EKONOMI PENGETAHUAN : REJUVENASI TEORI EKONOMI PEMBANGUNAN

Pada tahun 1973, penulis masih seorang dosen muda di ITB. Menanggapi permintaan Universitas Kebangkitan Malaysia (UKM), Rektor ITB kala itu, yakni Profesor Dodi Tisna Amijaya, meminta penulis agar membantu mempersiapkan sejumlah dosen ITB untuk diberangkatkan ke Malaysia. Sebagai bagian dari kisah tersebut, sulit bagi penulis untuk menutupi perasaan bangga terhadap fakta : Sumber Daya Manusia (SDM) terdidik kita pernah jauh menggungguli negeri jiran itu.

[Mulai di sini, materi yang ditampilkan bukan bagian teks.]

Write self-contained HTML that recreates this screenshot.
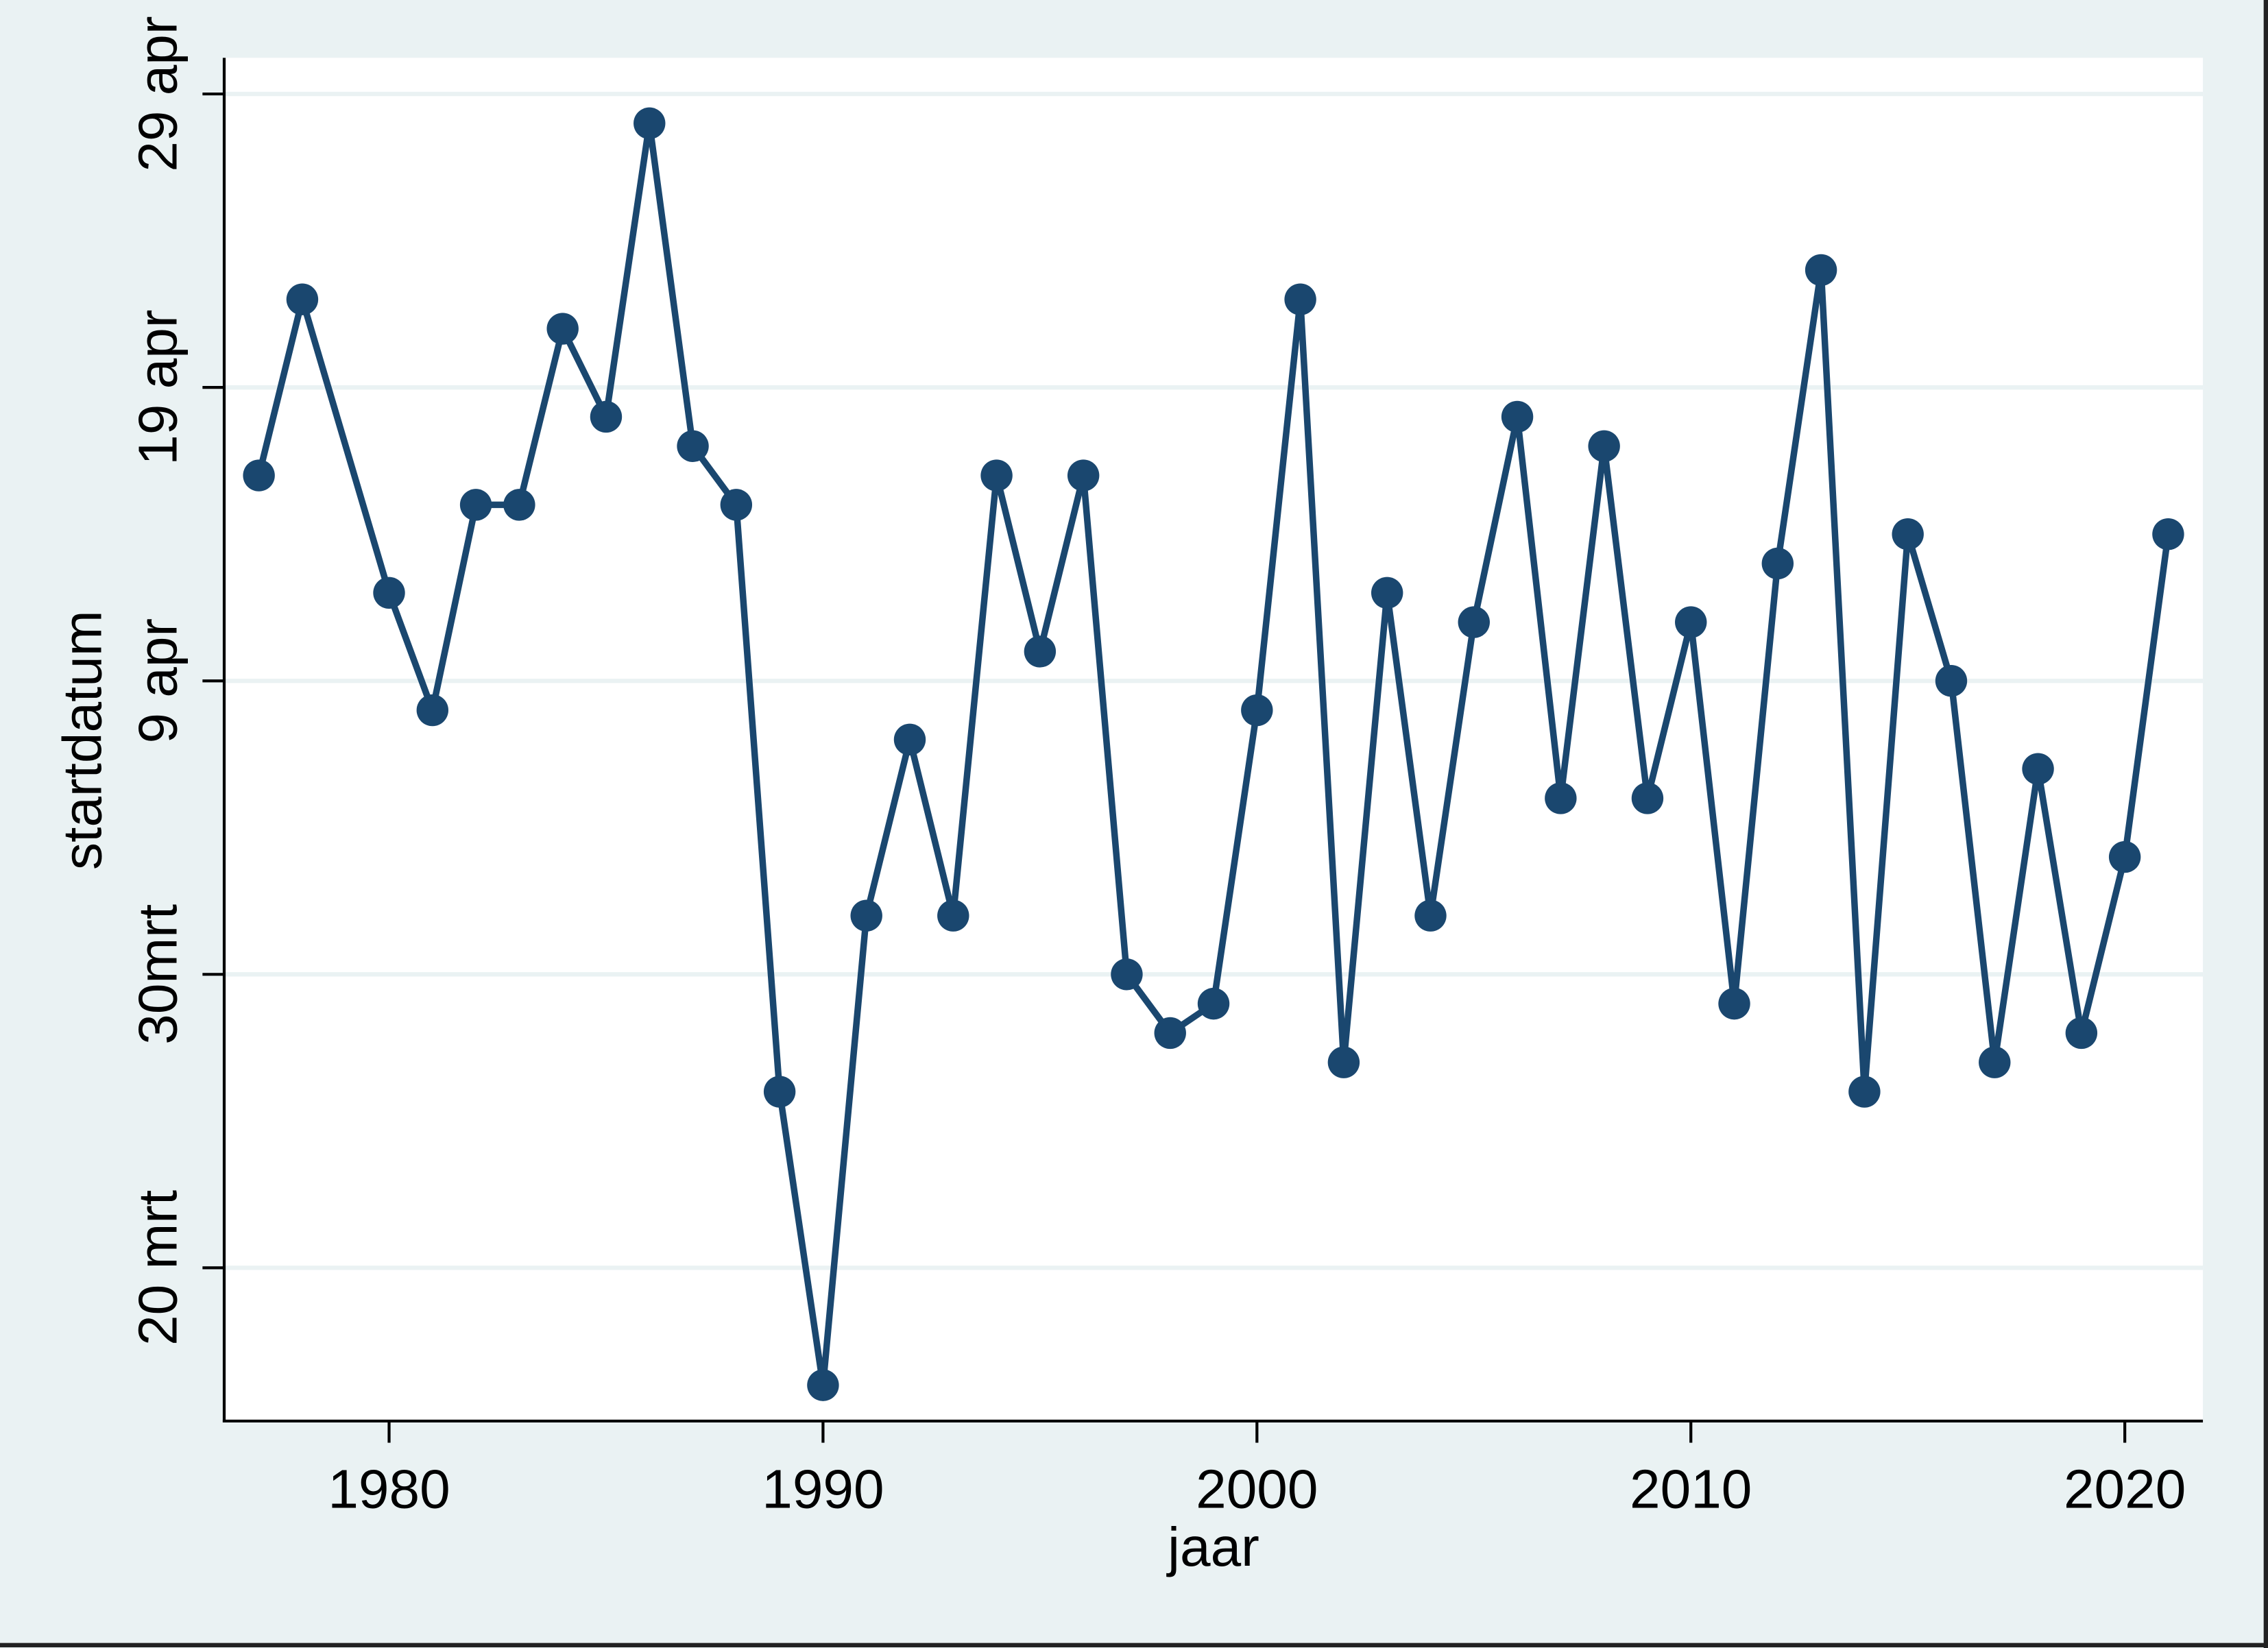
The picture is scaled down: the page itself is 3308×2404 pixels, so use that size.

Pada 1980, penulis lantas bergabung dengan Badan Pengkajian dan Penerapan Teknologi (BPPT). Seperti ITB, institusi ini menyimpan begitu banyak SDM – SDM Indonesia unggulan. Di bawah kepemimpinan Menristek B.J habibie saat itu, lebih dari 300 mahasiswa Indonesia di kirim ke universitas – universitas terbaik Eropa, Amerika Serikat, dan Jepang melalui program STAID, OFP, dan STMD. Bagaikan rangkaian gerbong kereta api kilat, gerakan ini memperkuat SDM Indonesia menjadi modal manusia (human capital) penggerak pembangunan ekonomi pengetahuan di negeri ini.


Pada saat itu pula dibangun dan dikembangkan Pusat Penelitian Ilmu Pengetahuan dan Teknologi (puspitek) di Serpong Tangerang. Para intelektual muda juga disediakan wahana – wahana “bermain” dan berkreasi yang beragam di luar Puspitek. Sebut saja Nurtanio (sekarang PT DI), PT PAL, PINDAD, INKA, LEN, dan lain sebagainya, yang kesemuanya tergabung dalam dalam Badan Pengelolaan Induistri Strategis (BPIS). Di wahana inilah, proses transformasi teknologi industri berlangsung guna meningkatkan proses nilai tambah di sektor produksi.  Pada gilirannya kehadiran industry – industry strateis ini kian memperkuat proses kebangkitan kekuatan daya saing Indonesia. Tak heran jika Bank Dunia menobatkan Indonesia, setidaknya hingga 1995-an, sebagai salah satu “Macan Asia” di bidang ekonomi.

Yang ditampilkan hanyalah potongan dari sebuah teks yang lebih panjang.